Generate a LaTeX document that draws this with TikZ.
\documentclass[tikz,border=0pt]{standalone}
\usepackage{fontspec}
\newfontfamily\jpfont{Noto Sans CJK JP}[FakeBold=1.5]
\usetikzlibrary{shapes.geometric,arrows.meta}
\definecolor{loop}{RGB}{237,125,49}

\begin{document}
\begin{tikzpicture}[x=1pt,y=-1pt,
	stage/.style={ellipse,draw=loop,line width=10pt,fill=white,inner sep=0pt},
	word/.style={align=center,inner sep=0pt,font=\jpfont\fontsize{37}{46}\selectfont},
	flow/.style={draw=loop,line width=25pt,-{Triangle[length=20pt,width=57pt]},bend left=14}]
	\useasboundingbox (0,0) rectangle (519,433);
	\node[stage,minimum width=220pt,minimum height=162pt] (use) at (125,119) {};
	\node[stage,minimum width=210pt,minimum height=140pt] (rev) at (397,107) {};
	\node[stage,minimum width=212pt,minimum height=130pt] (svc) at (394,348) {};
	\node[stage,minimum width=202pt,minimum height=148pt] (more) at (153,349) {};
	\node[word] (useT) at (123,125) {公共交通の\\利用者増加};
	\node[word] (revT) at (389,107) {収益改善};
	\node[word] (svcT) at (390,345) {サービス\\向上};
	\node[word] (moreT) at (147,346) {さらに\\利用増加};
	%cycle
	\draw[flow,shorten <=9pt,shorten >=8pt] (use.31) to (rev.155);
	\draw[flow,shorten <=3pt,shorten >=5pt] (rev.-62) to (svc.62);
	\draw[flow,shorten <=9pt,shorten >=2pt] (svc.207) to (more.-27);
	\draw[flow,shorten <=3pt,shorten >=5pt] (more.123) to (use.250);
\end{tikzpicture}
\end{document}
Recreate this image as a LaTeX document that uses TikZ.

:: STATED PROBLEM ::
Pull every line containing "LaTeX" out of the records.

:: RESPONSE TO THIS TASK ::
Generate a LaTeX document that draws this with TikZ.
Recreate this image as a LaTeX document that uses TikZ.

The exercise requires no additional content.